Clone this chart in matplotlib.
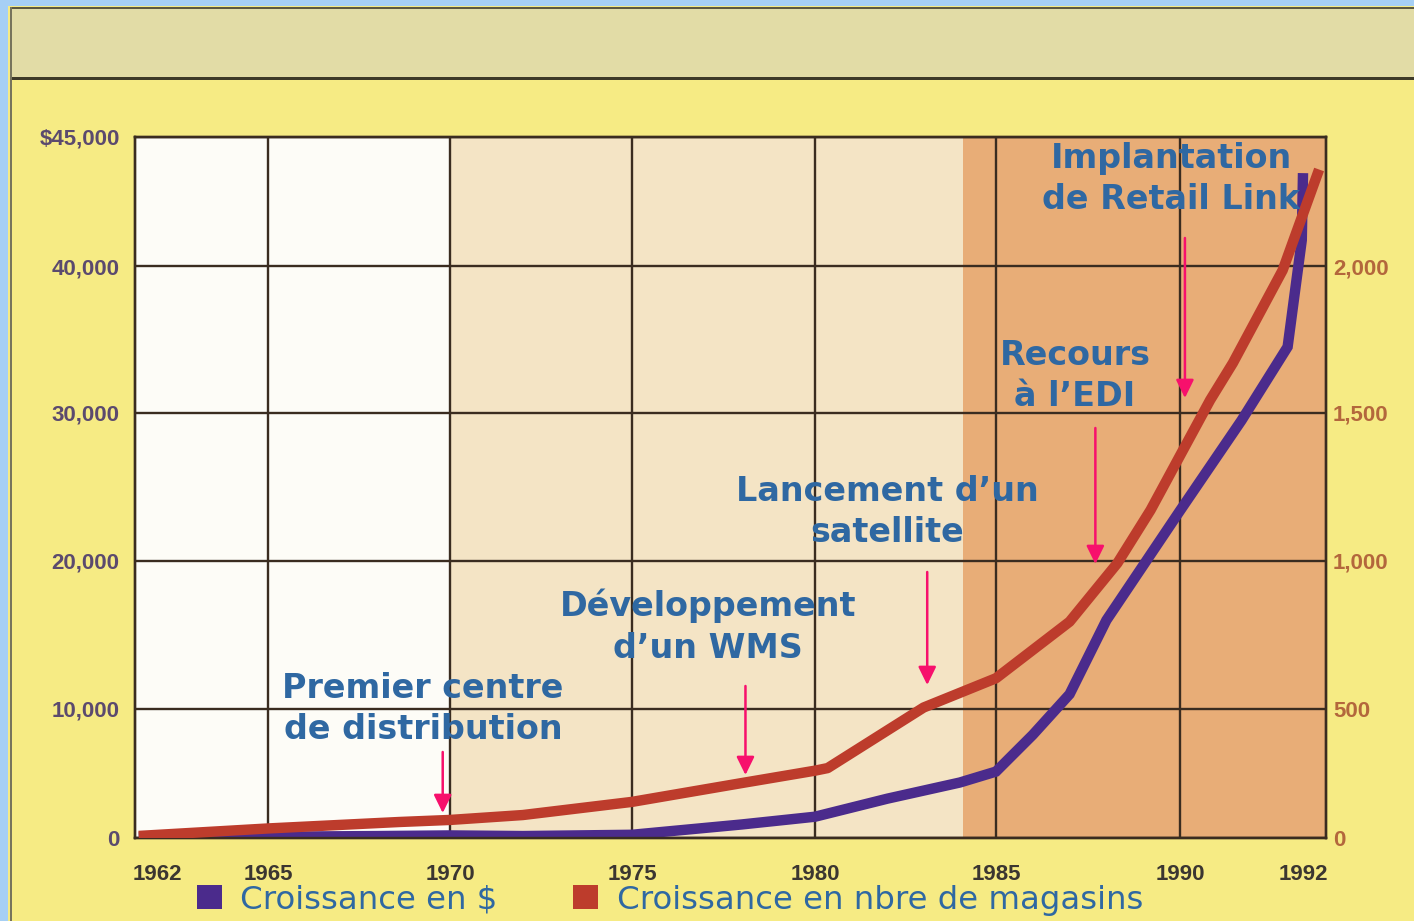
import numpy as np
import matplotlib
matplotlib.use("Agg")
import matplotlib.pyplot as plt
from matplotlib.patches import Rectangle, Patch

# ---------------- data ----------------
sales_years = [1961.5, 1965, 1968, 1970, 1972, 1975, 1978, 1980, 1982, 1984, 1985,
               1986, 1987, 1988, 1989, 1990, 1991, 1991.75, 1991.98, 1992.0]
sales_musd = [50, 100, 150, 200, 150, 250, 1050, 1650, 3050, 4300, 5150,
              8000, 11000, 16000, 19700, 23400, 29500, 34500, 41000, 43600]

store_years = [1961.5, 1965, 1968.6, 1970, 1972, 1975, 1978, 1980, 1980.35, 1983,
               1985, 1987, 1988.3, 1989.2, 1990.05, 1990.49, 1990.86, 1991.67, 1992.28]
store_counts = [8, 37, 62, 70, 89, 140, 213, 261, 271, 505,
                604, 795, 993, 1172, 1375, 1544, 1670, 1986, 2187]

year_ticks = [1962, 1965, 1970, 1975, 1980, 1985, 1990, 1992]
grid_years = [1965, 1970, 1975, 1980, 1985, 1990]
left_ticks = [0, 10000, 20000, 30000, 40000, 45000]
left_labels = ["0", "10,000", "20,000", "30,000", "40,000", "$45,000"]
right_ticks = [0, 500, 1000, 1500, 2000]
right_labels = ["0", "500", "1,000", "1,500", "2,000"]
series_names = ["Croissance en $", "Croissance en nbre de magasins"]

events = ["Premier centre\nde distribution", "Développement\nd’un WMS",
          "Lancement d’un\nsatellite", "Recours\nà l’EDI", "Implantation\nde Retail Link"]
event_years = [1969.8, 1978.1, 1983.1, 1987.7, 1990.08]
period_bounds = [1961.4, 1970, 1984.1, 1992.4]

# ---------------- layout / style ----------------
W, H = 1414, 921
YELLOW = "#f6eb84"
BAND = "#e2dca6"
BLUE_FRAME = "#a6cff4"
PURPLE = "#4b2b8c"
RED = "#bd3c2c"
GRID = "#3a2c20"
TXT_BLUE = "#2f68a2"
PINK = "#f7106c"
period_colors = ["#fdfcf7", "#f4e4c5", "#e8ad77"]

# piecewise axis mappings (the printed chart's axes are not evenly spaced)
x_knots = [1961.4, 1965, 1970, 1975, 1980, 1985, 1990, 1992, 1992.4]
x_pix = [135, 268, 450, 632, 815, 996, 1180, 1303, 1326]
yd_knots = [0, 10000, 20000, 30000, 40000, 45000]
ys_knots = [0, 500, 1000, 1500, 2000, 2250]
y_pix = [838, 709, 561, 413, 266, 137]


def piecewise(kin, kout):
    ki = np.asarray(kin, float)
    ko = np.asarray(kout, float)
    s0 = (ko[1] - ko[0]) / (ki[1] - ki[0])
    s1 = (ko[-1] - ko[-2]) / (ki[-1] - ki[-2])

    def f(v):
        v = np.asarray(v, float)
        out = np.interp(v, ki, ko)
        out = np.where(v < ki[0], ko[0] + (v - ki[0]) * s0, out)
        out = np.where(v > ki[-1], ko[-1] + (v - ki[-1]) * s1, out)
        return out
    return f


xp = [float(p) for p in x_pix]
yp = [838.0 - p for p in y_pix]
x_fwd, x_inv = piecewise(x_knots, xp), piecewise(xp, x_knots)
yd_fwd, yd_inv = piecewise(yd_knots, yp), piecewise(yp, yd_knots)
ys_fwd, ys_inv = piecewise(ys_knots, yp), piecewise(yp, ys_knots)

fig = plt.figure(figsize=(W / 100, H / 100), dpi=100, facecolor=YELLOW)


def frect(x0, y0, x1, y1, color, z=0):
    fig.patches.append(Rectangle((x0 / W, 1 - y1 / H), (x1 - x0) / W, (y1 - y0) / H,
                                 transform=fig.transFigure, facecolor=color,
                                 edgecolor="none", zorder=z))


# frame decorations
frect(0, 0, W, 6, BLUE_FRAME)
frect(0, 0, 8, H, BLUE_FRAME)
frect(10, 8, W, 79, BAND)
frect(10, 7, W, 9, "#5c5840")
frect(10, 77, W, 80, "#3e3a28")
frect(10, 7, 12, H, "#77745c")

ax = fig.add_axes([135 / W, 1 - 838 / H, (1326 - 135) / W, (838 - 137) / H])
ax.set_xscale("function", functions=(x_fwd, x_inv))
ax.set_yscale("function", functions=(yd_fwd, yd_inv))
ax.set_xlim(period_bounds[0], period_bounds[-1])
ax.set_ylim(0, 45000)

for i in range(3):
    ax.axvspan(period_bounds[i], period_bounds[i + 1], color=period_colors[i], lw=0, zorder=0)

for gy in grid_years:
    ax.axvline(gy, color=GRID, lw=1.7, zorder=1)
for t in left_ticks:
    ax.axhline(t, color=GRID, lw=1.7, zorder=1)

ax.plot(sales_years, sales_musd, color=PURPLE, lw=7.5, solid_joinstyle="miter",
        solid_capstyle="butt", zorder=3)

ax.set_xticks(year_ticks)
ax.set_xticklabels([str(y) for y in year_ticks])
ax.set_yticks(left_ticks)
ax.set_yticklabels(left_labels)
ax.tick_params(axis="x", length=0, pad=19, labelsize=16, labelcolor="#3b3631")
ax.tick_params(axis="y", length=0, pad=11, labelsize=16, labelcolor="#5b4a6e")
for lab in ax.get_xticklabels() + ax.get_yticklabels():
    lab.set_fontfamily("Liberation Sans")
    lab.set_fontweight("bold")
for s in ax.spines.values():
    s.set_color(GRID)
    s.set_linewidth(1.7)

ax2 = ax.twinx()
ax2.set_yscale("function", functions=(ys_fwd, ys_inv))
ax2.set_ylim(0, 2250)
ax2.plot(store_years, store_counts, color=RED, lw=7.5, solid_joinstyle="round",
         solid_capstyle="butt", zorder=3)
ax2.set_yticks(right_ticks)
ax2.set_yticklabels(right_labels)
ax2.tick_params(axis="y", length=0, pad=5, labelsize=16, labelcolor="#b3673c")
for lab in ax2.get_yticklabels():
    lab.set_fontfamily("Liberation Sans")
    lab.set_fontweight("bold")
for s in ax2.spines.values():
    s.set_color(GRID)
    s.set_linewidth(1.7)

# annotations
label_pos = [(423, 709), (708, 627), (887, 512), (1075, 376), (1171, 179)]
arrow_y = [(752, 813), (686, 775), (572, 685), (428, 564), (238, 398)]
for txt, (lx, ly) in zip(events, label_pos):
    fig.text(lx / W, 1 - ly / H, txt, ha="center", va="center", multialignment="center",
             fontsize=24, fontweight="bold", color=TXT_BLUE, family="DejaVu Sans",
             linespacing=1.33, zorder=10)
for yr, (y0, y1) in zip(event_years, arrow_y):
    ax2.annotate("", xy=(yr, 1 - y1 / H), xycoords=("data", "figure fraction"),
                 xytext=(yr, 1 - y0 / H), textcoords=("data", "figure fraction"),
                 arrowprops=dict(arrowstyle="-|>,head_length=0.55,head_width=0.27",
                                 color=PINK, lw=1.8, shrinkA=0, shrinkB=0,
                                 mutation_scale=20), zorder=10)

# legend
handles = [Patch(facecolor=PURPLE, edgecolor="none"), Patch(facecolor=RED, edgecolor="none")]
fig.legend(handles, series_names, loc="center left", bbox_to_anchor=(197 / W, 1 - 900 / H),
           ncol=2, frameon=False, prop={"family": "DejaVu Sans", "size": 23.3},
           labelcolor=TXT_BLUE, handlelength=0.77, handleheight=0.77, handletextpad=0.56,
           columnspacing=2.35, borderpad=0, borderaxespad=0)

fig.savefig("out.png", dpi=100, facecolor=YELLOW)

+ + + +

• Task description: Write out again exactly the lines from the start of the data above through the line containing "8000, 11000, 16000, 19700, 23400, 29500, 34500, 41000, 43600]", inclusive, excluding any pictures.

• Exercise response:
Clone this chart in matplotlib.
import numpy as np
import matplotlib
matplotlib.use("Agg")
import matplotlib.pyplot as plt
from matplotlib.patches import Rectangle, Patch

# ---------------- data ----------------
sales_years = [1961.5, 1965, 1968, 1970, 1972, 1975, 1978, 1980, 1982, 1984, 1985,
               1986, 1987, 1988, 1989, 1990, 1991, 1991.75, 1991.98, 1992.0]
sales_musd = [50, 100, 150, 200, 150, 250, 1050, 1650, 3050, 4300, 5150,
              8000, 11000, 16000, 19700, 23400, 29500, 34500, 41000, 43600]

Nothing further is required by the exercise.